### INSTRUCTION
Exclude the pictures, then copy all remaining records exactly.

+ + + + + + +

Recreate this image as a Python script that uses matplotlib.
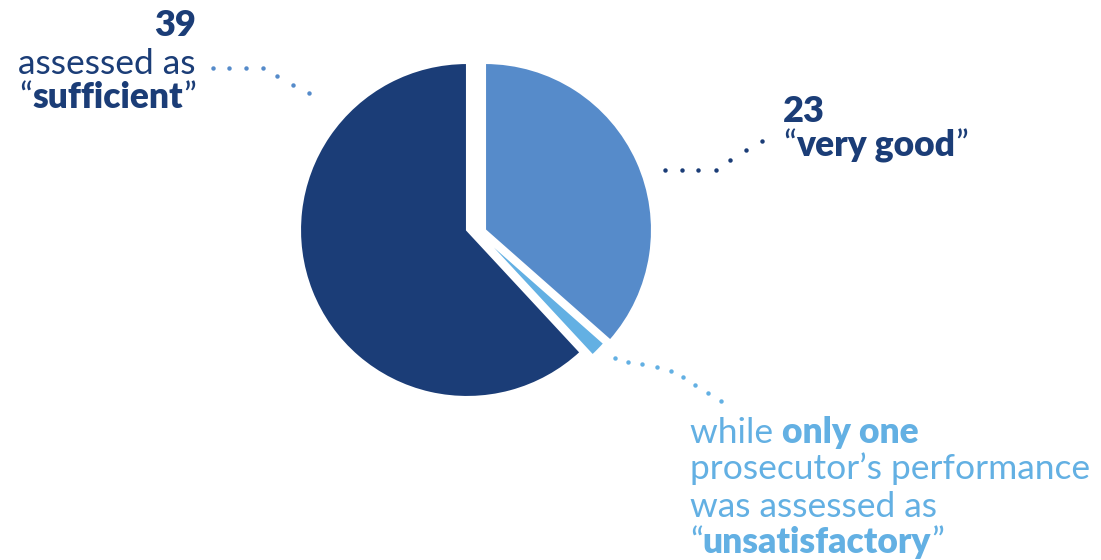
import matplotlib
matplotlib.use("Agg")
import matplotlib.pyplot as plt

# data
labels = ["very good", "unsatisfactory", "sufficient"]
counts = [23, 1, 39]
colors = ["#568BCA", "#63B0E3", "#1B3D77"]

NAVY = "#1B3D77"
MID = "#568BCA"
LIGHT = "#63B0E3"

W, H = 1101, 560
plt.rcParams["font.family"] = ["Lato", "DejaVu Sans"]

fig = plt.figure(figsize=(W / 100, H / 100), dpi=100)
ax = fig.add_axes([0, 0, 1, 1])

cx, cy, rad = 467, H - 230, 167
wedges, _ = ax.pie(counts, colors=colors, startangle=90, counterclock=False,
                   center=(cx, cy), radius=rad,
                   wedgeprops=dict(edgecolor="white", linewidth=1.5))
# slight manual separation of slices (px)
shifts = [(18, 0), (12, -3), (0, 0)]
for w, (dx, dy) in zip(wedges, shifts):
    w.set_center((cx + dx, cy + dy))

ax.set_xlim(0, W)
ax.set_ylim(0, H)
ax.set_aspect("equal")
ax.axis("off")

renderer = fig.canvas.get_renderer()
REG = "normal"
BOLD = "heavy"
FS = 25.5


def rich_line(x, y, parts, color, size=FS, ha="left"):
    """Draw a line made of (text, weight) pieces; y is image-row of baseline."""
    items = []
    for txt, wt in parts:
        t = ax.text(0, H - y, txt, fontsize=size, fontweight=wt, color=color,
                    va="baseline", ha="left")
        items.append((t, t.get_window_extent(renderer).width))
    total = sum(w for _, w in items)
    pos = x - total if ha == "right" else x
    for t, w in items:
        t.set_x(pos)
        pos += w


def dots(pts, color):
    xs = [p[0] for p in pts]
    ys = [H - p[1] for p in pts]
    ax.plot(xs, ys, "o", color=color, markersize=3.2, markeredgewidth=0)


# "sufficient" label
rich_line(196, 36, [("39", BOLD)], NAVY, 26, ha="right")
rich_line(196, 74, [("assessed as", REG)], NAVY, ha="right")
rich_line(196, 108, [("\u201c", REG), ("sufficient", BOLD), ("\u201d", REG)],
          NAVY, ha="right")
dots([(213, 68), (229, 68), (246, 68), (263, 68), (277, 76), (293, 85), (309, 93)], MID)

# "very good" label
rich_line(783, 122, [("23", BOLD)], NAVY, 26)
rich_line(783, 156, [("\u201c", REG), ("very good", BOLD), ("\u201d", REG)], NAVY)
dots([(665, 170), (682, 170), (698, 170), (716, 170), (730, 160), (746, 150), (762, 141)], NAVY)

# "unsatisfactory" label
rich_line(690, 443, [("while ", REG), ("only one", BOLD)], LIGHT)
rich_line(690, 479, [("prosecutor\u2019s performance", REG)], LIGHT)
rich_line(690, 517, [("was assessed as", REG)], LIGHT)
rich_line(690, 553, [("\u201c", REG), ("unsatisfactory", BOLD), ("\u201d", REG)], LIGHT)
dots([(615, 358), (628, 362), (642, 364), (657, 367), (671, 371), (683, 377),
      (695, 385), (708, 393), (721, 401)], LIGHT)

fig.savefig("out.png", dpi=100)
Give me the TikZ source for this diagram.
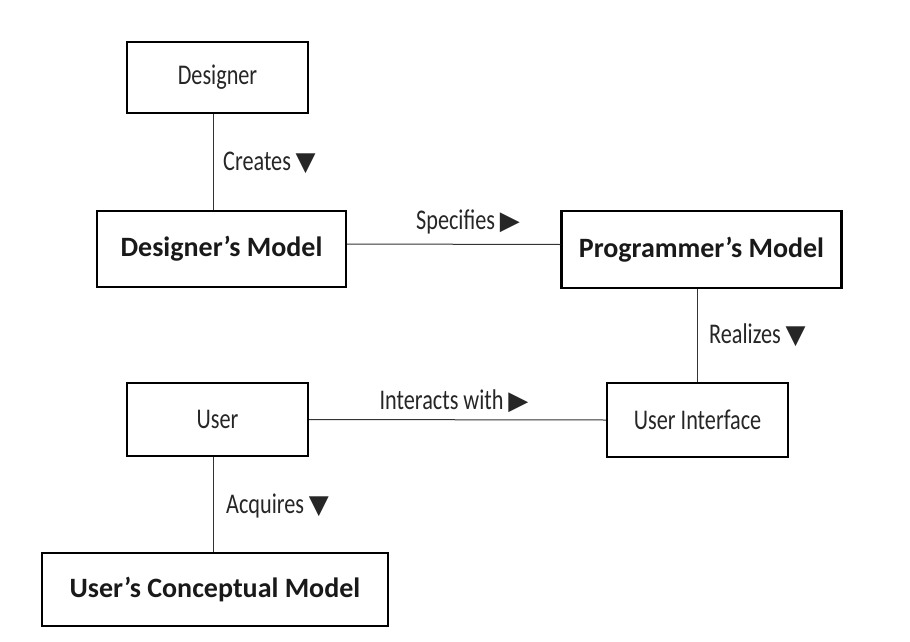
\documentclass[tikz,border=0pt]{standalone}
\usepackage{fontspec}
\newfontfamily\lblfont[FakeStretch=0.78]{Carlito}
\newfontfamily\bfont{Carlito}
\newfontfamily\symfont{DejaVu Sans}
\tikzset{
  thinbox/.style={draw=black, line width=2.4pt, inner sep=0pt, font=\lblfont\fontsize{28.5}{30}\selectfont, text=black!85},
  boldbox/.style={draw=black, line width=2.4pt, inner sep=0pt, font=\bfont\bfseries\fontsize{28}{32}\selectfont, text=black!90},
  conn/.style={draw=black!80, line width=1pt},
  lbl/.style={inner sep=0pt, font=\lblfont\fontsize{28.5}{30}\selectfont, text=black!85},
}
\newcommand{\dtri}{{\symfont\fontsize{26}{26}\selectfont ▼}}
\newcommand{\rtri}{{\symfont\fontsize{26}{26}\selectfont ▶}}
\begin{document}
\begin{tikzpicture}[x=1pt,y=-1pt]
\useasboundingbox (0,0) rectangle (910,642);
\node[thinbox, minimum width=181pt, minimum height=71pt] (designer) at (217.5,77.5) {Designer};
\node[boldbox, minimum width=249pt, minimum height=76pt] (dmodel) at (221.5,249) {Designer’s Model};
\node[boldbox, minimum width=280pt, minimum height=77pt] (pmodel) at (701.5,249.5) {Programmer’s Model};
\node[thinbox, minimum width=181pt, minimum height=73pt] (user) at (217.5,419.5) {User};
\node[thinbox, minimum width=181pt, minimum height=74pt] (ui) at (697.5,420) {User Interface};
\node[boldbox, minimum width=346pt, minimum height=73pt] (ucm) at (215,589.5) {User’s Conceptual Model};

\draw[conn] ([xshift=-4.5pt]designer.south) -- ([xshift=-4.5pt]designer.south |- dmodel.north);
\draw[conn] ([yshift=5pt]dmodel.east) -- ([yshift=5pt]pmodel.west);
\draw[conn] (ui.north |- pmodel.south) -- (ui.north);
\draw[conn] (user.east) -- (ui.west);
\draw[conn] ([xshift=-4.5pt]user.south) -- ([xshift=-4.5pt]user.south |- ucm.north);

\node[lbl, anchor=west] (lcreates) at (223,163) {Creates\,\dtri};
\node[lbl] (lspec) at (468,222) {Specifies\,\rtri};
\node[lbl, anchor=west] (lreal) at (709,335) {Realizes\,\dtri};
\node[lbl] (linter) at (454,401) {Interacts with\,\rtri};
\node[lbl, anchor=west] (lacq) at (226,506) {Acquires\,\dtri};
\end{tikzpicture}
\end{document}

+ + + + + + +

### OUTPUT BELOW
Recreate this image as a Python script that uses matplotlib.
import matplotlib
matplotlib.use("Agg")
import matplotlib.pyplot as plt

# data
labels = ["very good", "unsatisfactory", "sufficient"]
counts = [23, 1, 39]
colors = ["#568BCA", "#63B0E3", "#1B3D77"]

NAVY = "#1B3D77"
MID = "#568BCA"
LIGHT = "#63B0E3"

W, H = 1101, 560
plt.rcParams["font.family"] = ["Lato", "DejaVu Sans"]

fig = plt.figure(figsize=(W / 100, H / 100), dpi=100)
ax = fig.add_axes([0, 0, 1, 1])

cx, cy, rad = 467, H - 230, 167
wedges, _ = ax.pie(counts, colors=colors, startangle=90, counterclock=False,
                   center=(cx, cy), radius=rad,
                   wedgeprops=dict(edgecolor="white", linewidth=1.5))
# slight manual separation of slices (px)
shifts = [(18, 0), (12, -3), (0, 0)]
for w, (dx, dy) in zip(wedges, shifts):
    w.set_center((cx + dx, cy + dy))

ax.set_xlim(0, W)
ax.set_ylim(0, H)
ax.set_aspect("equal")
ax.axis("off")

renderer = fig.canvas.get_renderer()
REG = "normal"
BOLD = "heavy"
FS = 25.5


def rich_line(x, y, parts, color, size=FS, ha="left"):
    """Draw a line made of (text, weight) pieces; y is image-row of baseline."""
    items = []
    for txt, wt in parts:
        t = ax.text(0, H - y, txt, fontsize=size, fontweight=wt, color=color,
                    va="baseline", ha="left")
        items.append((t, t.get_window_extent(renderer).width))
    total = sum(w for _, w in items)
    pos = x - total if ha == "right" else x
    for t, w in items:
        t.set_x(pos)
        pos += w


def dots(pts, color):
    xs = [p[0] for p in pts]
    ys = [H - p[1] for p in pts]
    ax.plot(xs, ys, "o", color=color, markersize=3.2, markeredgewidth=0)


# "sufficient" label
rich_line(196, 36, [("39", BOLD)], NAVY, 26, ha="right")
rich_line(196, 74, [("assessed as", REG)], NAVY, ha="right")
rich_line(196, 108, [("\u201c", REG), ("sufficient", BOLD), ("\u201d", REG)],
          NAVY, ha="right")
dots([(213, 68), (229, 68), (246, 68), (263, 68), (277, 76), (293, 85), (309, 93)], MID)

# "very good" label
rich_line(783, 122, [("23", BOLD)], NAVY, 26)
rich_line(783, 156, [("\u201c", REG), ("very good", BOLD), ("\u201d", REG)], NAVY)
dots([(665, 170), (682, 170), (698, 170), (716, 170), (730, 160), (746, 150), (762, 141)], NAVY)

# "unsatisfactory" label
rich_line(690, 443, [("while ", REG), ("only one", BOLD)], LIGHT)
rich_line(690, 479, [("prosecutor\u2019s performance", REG)], LIGHT)
rich_line(690, 517, [("was assessed as", REG)], LIGHT)
rich_line(690, 553, [("\u201c", REG), ("unsatisfactory", BOLD), ("\u201d", REG)], LIGHT)
dots([(615, 358), (628, 362), (642, 364), (657, 367), (671, 371), (683, 377),
      (695, 385), (708, 393), (721, 401)], LIGHT)

fig.savefig("out.png", dpi=100)
Give me the TikZ source for this diagram.
\documentclass[tikz,border=0pt]{standalone}
\usepackage{fontspec}
\newfontfamily\lblfont[FakeStretch=0.78]{Carlito}
\newfontfamily\bfont{Carlito}
\newfontfamily\symfont{DejaVu Sans}
\tikzset{
  thinbox/.style={draw=black, line width=2.4pt, inner sep=0pt, font=\lblfont\fontsize{28.5}{30}\selectfont, text=black!85},
  boldbox/.style={draw=black, line width=2.4pt, inner sep=0pt, font=\bfont\bfseries\fontsize{28}{32}\selectfont, text=black!90},
  conn/.style={draw=black!80, line width=1pt},
  lbl/.style={inner sep=0pt, font=\lblfont\fontsize{28.5}{30}\selectfont, text=black!85},
}
\newcommand{\dtri}{{\symfont\fontsize{26}{26}\selectfont ▼}}
\newcommand{\rtri}{{\symfont\fontsize{26}{26}\selectfont ▶}}
\begin{document}
\begin{tikzpicture}[x=1pt,y=-1pt]
\useasboundingbox (0,0) rectangle (910,642);
\node[thinbox, minimum width=181pt, minimum height=71pt] (designer) at (217.5,77.5) {Designer};
\node[boldbox, minimum width=249pt, minimum height=76pt] (dmodel) at (221.5,249) {Designer’s Model};
\node[boldbox, minimum width=280pt, minimum height=77pt] (pmodel) at (701.5,249.5) {Programmer’s Model};
\node[thinbox, minimum width=181pt, minimum height=73pt] (user) at (217.5,419.5) {User};
\node[thinbox, minimum width=181pt, minimum height=74pt] (ui) at (697.5,420) {User Interface};
\node[boldbox, minimum width=346pt, minimum height=73pt] (ucm) at (215,589.5) {User’s Conceptual Model};

\draw[conn] ([xshift=-4.5pt]designer.south) -- ([xshift=-4.5pt]designer.south |- dmodel.north);
\draw[conn] ([yshift=5pt]dmodel.east) -- ([yshift=5pt]pmodel.west);
\draw[conn] (ui.north |- pmodel.south) -- (ui.north);
\draw[conn] (user.east) -- (ui.west);
\draw[conn] ([xshift=-4.5pt]user.south) -- ([xshift=-4.5pt]user.south |- ucm.north);

\node[lbl, anchor=west] (lcreates) at (223,163) {Creates\,\dtri};
\node[lbl] (lspec) at (468,222) {Specifies\,\rtri};
\node[lbl, anchor=west] (lreal) at (709,335) {Realizes\,\dtri};
\node[lbl] (linter) at (454,401) {Interacts with\,\rtri};
\node[lbl, anchor=west] (lacq) at (226,506) {Acquires\,\dtri};
\end{tikzpicture}
\end{document}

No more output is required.